Stored records:
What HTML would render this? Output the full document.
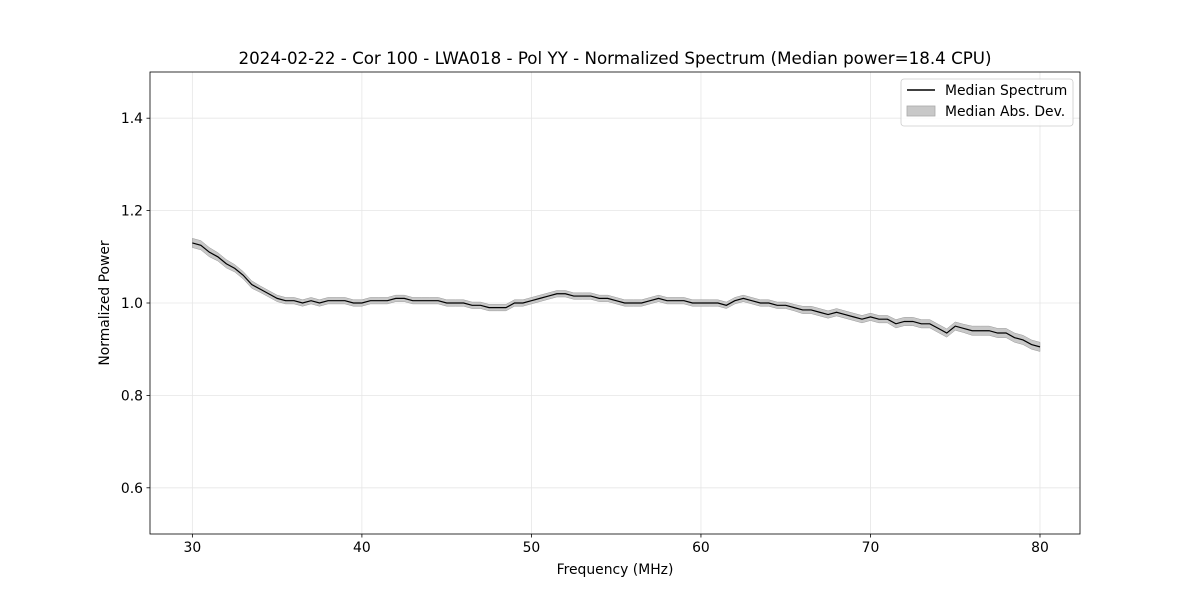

--

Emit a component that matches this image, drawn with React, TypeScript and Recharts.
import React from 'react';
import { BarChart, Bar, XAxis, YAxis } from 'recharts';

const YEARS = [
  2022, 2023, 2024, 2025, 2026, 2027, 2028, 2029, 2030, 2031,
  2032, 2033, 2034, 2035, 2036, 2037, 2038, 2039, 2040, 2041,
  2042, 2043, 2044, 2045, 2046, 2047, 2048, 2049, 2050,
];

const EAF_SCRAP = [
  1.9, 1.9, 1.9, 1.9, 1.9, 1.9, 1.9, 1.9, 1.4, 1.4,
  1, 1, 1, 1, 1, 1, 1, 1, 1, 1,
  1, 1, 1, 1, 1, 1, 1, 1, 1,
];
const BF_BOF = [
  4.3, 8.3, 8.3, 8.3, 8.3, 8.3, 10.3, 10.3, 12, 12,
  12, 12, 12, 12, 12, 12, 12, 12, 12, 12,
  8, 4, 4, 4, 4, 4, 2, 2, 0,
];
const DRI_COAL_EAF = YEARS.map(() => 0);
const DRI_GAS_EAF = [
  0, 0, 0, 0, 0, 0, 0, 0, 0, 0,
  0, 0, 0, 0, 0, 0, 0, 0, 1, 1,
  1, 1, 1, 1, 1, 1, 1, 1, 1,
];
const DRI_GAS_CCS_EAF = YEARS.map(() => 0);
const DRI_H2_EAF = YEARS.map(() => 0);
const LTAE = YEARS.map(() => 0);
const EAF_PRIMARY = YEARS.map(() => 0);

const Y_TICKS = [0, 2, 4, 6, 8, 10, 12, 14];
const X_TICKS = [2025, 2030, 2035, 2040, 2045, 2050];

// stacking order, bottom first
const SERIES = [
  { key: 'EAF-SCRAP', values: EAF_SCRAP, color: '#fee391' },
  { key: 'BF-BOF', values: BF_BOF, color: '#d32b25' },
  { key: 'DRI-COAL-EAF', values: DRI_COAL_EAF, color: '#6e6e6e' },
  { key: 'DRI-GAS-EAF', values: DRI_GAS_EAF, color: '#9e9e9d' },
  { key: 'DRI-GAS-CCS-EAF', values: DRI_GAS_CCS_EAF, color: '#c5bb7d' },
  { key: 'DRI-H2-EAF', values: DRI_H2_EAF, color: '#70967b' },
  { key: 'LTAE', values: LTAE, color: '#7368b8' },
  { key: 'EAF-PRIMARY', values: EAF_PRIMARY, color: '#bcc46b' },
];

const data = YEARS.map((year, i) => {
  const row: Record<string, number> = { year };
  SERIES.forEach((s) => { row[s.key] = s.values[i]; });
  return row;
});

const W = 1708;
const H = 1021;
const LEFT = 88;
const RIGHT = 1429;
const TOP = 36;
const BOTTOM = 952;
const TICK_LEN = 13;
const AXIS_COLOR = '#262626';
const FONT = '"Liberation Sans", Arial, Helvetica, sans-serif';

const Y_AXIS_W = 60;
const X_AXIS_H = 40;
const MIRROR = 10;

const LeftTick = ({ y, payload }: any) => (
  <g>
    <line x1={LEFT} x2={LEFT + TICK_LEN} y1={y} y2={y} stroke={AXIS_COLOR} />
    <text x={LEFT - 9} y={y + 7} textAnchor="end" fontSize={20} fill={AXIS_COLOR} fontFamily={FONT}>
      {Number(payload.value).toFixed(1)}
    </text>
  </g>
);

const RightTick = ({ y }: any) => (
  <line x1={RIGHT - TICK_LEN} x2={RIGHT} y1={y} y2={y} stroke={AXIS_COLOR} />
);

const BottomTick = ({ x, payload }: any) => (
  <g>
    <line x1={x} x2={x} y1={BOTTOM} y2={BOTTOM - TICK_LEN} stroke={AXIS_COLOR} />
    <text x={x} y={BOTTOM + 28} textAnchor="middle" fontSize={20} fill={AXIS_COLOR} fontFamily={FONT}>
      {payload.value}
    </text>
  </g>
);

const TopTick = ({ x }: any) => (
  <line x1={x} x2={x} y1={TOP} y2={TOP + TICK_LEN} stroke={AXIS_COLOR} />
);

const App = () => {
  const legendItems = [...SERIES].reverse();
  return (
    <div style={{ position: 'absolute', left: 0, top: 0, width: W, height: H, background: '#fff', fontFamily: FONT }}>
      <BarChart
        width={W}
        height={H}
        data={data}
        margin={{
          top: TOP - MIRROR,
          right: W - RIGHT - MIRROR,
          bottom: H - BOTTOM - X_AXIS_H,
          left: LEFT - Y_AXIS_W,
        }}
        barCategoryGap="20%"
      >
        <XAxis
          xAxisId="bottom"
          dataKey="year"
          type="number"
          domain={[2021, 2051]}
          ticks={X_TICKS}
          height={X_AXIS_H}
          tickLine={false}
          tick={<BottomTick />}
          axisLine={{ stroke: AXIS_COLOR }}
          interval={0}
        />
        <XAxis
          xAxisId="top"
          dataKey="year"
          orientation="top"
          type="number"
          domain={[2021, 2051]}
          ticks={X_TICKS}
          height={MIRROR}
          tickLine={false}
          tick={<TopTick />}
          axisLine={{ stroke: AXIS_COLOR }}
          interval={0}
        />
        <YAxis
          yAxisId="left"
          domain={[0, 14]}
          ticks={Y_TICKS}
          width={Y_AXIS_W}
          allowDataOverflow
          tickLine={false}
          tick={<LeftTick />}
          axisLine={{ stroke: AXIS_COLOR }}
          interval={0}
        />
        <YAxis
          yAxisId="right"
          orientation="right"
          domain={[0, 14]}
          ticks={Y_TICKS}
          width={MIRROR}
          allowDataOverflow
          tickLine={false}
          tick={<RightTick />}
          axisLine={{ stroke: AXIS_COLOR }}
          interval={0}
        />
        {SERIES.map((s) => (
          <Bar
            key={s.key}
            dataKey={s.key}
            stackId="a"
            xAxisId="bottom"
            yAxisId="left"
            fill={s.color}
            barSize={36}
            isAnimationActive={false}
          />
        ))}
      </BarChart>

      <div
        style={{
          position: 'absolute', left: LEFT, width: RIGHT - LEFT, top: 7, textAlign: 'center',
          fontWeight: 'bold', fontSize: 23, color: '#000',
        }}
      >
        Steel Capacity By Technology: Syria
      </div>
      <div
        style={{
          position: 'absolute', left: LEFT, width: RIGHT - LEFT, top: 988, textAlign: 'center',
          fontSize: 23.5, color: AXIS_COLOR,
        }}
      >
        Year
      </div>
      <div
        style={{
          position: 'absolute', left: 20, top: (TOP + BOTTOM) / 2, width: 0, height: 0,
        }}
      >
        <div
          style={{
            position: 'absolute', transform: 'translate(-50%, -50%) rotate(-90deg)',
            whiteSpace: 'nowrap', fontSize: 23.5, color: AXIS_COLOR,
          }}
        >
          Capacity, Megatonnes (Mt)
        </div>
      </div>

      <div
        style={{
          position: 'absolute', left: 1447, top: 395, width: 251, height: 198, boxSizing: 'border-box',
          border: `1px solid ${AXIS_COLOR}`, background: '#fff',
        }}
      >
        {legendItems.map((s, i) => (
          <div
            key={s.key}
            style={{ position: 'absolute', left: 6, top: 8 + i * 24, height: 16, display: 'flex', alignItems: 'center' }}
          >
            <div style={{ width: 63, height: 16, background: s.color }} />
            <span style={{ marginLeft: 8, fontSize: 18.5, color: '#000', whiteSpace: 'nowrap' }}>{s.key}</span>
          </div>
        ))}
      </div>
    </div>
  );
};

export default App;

==

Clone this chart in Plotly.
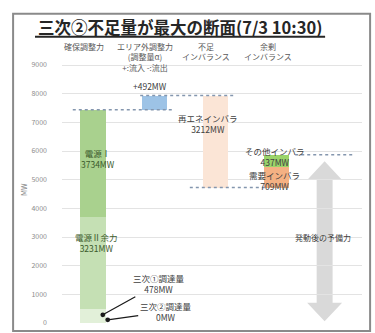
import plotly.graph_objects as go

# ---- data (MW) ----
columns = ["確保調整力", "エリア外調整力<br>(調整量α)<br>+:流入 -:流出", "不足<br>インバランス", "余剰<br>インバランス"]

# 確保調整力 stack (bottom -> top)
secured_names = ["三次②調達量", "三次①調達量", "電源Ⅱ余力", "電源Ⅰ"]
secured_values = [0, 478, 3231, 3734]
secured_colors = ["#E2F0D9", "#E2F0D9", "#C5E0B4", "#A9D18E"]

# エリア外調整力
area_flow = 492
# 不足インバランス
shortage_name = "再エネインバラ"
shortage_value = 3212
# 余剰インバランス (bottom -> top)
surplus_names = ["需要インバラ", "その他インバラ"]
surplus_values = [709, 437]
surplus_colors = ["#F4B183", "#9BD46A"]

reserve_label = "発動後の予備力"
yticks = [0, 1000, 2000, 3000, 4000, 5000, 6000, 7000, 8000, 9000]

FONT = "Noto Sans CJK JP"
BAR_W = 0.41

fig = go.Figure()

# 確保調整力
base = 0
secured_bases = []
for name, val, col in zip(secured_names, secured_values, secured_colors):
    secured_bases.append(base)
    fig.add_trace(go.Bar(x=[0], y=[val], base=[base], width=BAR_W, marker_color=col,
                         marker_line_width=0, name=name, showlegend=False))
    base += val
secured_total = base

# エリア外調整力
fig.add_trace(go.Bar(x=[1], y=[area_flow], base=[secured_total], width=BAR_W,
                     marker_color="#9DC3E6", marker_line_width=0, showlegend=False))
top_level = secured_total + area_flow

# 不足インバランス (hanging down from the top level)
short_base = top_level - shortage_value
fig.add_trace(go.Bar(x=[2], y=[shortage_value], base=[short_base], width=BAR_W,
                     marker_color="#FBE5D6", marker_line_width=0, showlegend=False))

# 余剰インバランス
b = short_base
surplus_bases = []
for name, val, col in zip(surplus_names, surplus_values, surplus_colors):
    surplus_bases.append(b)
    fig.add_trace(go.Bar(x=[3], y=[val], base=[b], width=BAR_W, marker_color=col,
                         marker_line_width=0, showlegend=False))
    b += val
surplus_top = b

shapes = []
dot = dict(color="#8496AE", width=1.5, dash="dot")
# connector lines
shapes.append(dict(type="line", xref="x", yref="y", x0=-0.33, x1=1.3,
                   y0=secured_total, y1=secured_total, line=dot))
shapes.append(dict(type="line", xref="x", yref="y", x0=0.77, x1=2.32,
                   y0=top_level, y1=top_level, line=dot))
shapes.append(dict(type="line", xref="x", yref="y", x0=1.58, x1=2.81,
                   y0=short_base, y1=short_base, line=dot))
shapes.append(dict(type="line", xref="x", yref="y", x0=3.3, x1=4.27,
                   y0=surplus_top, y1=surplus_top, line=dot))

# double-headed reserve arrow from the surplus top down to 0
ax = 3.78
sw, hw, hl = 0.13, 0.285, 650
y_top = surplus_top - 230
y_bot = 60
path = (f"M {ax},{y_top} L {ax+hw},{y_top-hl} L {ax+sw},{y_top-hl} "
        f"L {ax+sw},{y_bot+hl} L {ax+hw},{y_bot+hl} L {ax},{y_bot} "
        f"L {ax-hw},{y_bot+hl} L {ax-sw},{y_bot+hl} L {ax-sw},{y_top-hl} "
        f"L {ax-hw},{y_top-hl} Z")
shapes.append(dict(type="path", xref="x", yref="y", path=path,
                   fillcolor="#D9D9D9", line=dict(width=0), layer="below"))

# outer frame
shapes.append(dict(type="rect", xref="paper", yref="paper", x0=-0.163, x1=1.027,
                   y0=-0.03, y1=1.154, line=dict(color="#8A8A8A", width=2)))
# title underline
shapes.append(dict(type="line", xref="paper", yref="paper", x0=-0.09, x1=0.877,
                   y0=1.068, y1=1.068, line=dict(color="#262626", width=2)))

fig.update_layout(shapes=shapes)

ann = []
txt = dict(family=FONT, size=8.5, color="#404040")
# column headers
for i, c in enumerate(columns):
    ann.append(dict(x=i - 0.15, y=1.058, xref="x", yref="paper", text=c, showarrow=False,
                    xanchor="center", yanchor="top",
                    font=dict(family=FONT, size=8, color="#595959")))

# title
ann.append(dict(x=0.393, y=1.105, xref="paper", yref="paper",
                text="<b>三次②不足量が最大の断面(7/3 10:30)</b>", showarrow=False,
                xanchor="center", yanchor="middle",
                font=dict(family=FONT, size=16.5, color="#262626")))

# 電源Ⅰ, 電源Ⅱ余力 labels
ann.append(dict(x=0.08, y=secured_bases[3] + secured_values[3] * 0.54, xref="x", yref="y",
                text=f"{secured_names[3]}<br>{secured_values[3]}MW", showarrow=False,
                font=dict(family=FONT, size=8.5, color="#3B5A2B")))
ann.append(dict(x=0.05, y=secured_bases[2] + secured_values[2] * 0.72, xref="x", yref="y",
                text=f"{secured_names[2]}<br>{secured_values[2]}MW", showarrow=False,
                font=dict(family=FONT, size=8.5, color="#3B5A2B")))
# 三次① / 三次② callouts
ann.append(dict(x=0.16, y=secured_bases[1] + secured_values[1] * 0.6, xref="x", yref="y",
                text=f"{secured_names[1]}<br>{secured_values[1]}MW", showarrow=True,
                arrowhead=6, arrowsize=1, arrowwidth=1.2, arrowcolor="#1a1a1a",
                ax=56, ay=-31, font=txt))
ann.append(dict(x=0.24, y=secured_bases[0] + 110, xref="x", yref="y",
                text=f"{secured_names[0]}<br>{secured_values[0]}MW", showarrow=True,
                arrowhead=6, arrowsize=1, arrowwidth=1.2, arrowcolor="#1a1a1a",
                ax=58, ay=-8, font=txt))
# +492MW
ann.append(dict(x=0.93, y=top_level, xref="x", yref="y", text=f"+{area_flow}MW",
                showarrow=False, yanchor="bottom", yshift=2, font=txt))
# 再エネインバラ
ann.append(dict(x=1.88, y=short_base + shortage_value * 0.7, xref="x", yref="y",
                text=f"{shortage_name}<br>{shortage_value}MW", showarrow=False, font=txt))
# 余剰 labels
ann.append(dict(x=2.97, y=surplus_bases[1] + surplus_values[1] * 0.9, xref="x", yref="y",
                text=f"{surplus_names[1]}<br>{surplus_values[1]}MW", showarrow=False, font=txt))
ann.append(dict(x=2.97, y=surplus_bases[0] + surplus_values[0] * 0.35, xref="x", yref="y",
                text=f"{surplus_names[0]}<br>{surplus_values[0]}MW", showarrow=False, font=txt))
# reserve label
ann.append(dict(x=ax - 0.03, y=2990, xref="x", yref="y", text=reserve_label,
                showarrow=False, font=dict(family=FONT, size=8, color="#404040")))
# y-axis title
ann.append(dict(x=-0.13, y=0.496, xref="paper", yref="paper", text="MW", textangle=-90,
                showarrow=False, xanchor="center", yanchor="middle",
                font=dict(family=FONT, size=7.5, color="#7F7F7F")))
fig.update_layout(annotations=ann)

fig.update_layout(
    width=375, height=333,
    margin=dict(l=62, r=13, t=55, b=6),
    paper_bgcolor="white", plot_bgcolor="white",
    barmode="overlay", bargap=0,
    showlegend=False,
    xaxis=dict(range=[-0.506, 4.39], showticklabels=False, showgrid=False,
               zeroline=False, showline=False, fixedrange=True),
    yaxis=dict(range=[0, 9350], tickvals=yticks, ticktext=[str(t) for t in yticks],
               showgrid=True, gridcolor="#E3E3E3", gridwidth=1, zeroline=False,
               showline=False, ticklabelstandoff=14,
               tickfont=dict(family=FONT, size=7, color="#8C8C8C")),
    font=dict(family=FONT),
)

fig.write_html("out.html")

Work to do: Extract the part of the records that opens with the line containing "Clone this chart in Plotly." and closes with the line containing "secured_total = base". Take only those lines, exactly, and no pictures.

Answer:
Clone this chart in Plotly.
import plotly.graph_objects as go

# ---- data (MW) ----
columns = ["確保調整力", "エリア外調整力<br>(調整量α)<br>+:流入 -:流出", "不足<br>インバランス", "余剰<br>インバランス"]

# 確保調整力 stack (bottom -> top)
secured_names = ["三次②調達量", "三次①調達量", "電源Ⅱ余力", "電源Ⅰ"]
secured_values = [0, 478, 3231, 3734]
secured_colors = ["#E2F0D9", "#E2F0D9", "#C5E0B4", "#A9D18E"]

# エリア外調整力
area_flow = 492
# 不足インバランス
shortage_name = "再エネインバラ"
shortage_value = 3212
# 余剰インバランス (bottom -> top)
surplus_names = ["需要インバラ", "その他インバラ"]
surplus_values = [709, 437]
surplus_colors = ["#F4B183", "#9BD46A"]

reserve_label = "発動後の予備力"
yticks = [0, 1000, 2000, 3000, 4000, 5000, 6000, 7000, 8000, 9000]

FONT = "Noto Sans CJK JP"
BAR_W = 0.41

fig = go.Figure()

# 確保調整力
base = 0
secured_bases = []
for name, val, col in zip(secured_names, secured_values, secured_colors):
    secured_bases.append(base)
    fig.add_trace(go.Bar(x=[0], y=[val], base=[base], width=BAR_W, marker_color=col,
                         marker_line_width=0, name=name, showlegend=False))
    base += val
secured_total = base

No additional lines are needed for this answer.